Google+ Followers

Wednesday, February 19, 2014

Barry Clifford: Shattered

If anyone out there is in any doubt still that this country that we call Ireland is reeked in anything but corruption, and more importantly institutionally so, please read on:

Alan Shatter is the minister of justice, and yet hides behind that very title in order to obstruct it in defending at every possible turn the Irish Police led by their very weak mouth piece, Martin Callinan. The latter is so embattled and downright embarrassing to listen to in the first place that I wince by the very sight of him. He is the stereotype that is hired in order to defend the indefensible.

Shatter told the government that a group he commissioned had established that a wi-fi device in the GSOC’s office was connected to an external wi-fi system in a nearby coffee shop. But then declared it to be harmless and unintentional, and amazingly was not even a security breach. Of course up to this time of writing they had also found the presence of a UK 3G mobile network in the same offices despite such networks not operating in Ireland. More importantly they also found that the chairman of the GSOC, Simon O’ Brien, landline's office phone was bugged but old Alan failed to mention that, ever.
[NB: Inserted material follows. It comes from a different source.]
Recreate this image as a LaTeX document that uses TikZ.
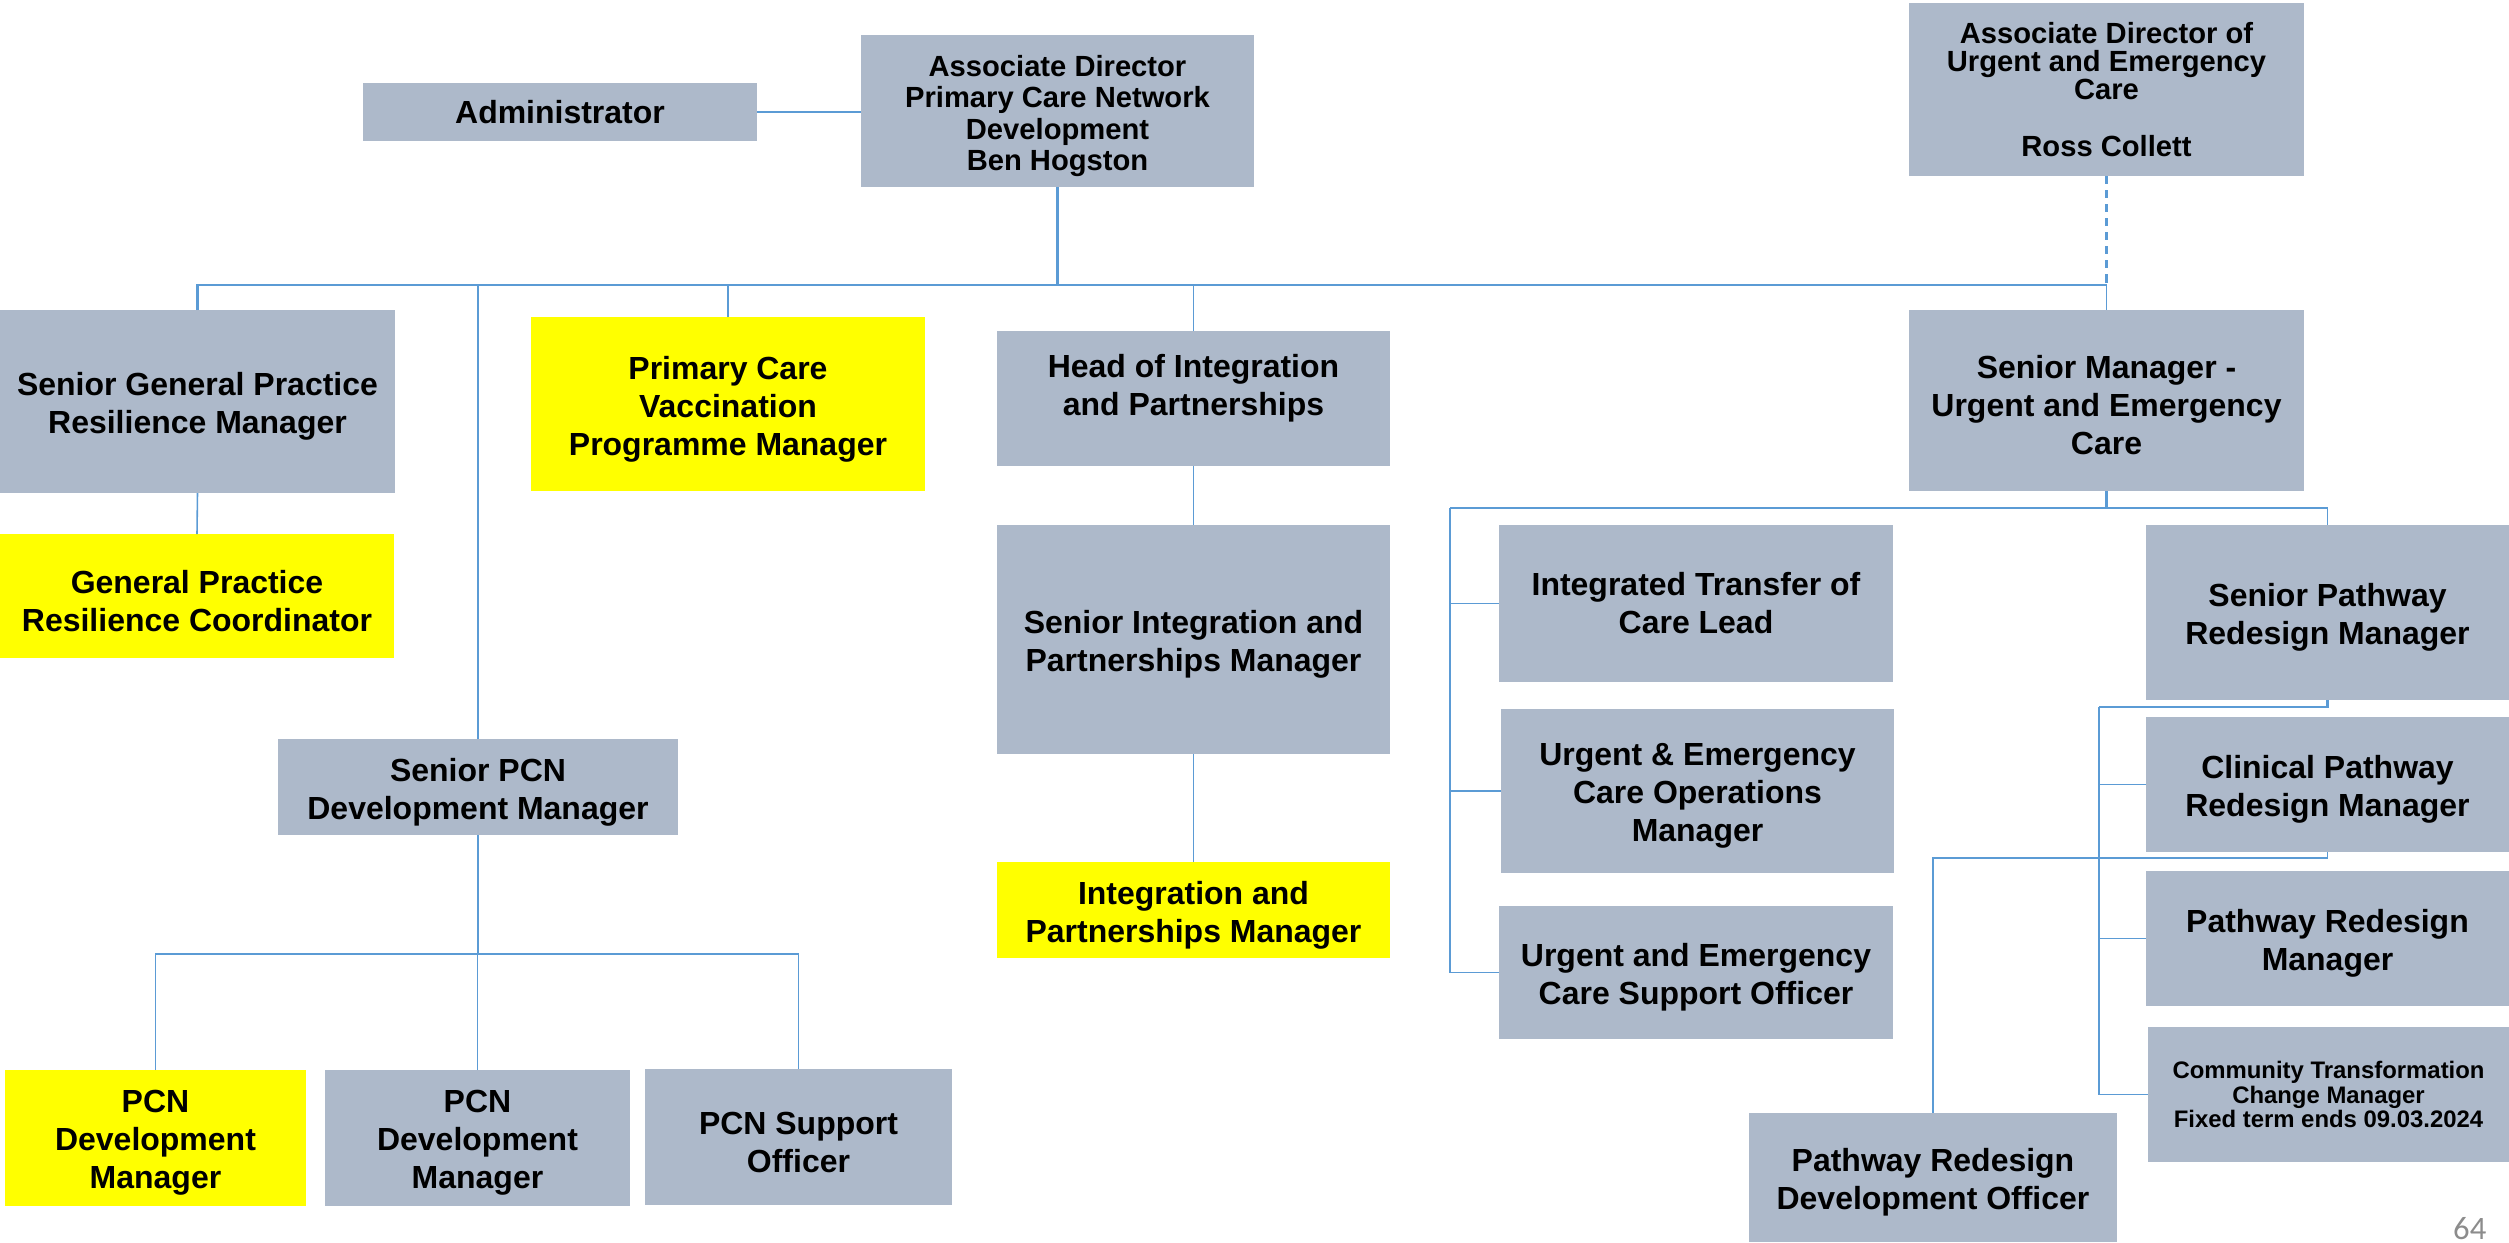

The conclusion still of Shatter: that there was no evidence of bugging at all at the GSOC’s offices, or more to the point he was quoting another and slightly earlier firm that told him that.

Sinn Fein described the debacle of the latest proposed enquiry as hiring a fox to design the chicken coop. I could not agree more.

The fox, or at least one of them, our erstwhile Police Commissioner Callinan again, said with a straight face that he welcomed the new investigation (as well as the old) and that the force would fully co-operate with it even though they have never fully cooperated before with anyone that very much includes the GSOC. 

The irony of it all is that the GSOC was set up to watch over what had become an internal mercenary Police force, but the tables have turned for it is now the other way around: the watched have become the watchers. 

This is all done with the blessing, apparently so far, with the minister for justice who in turn answers to the Irish government that was originally elected by the people of this country.

 Oh, I am sorry, you might have thought this was a democracy too.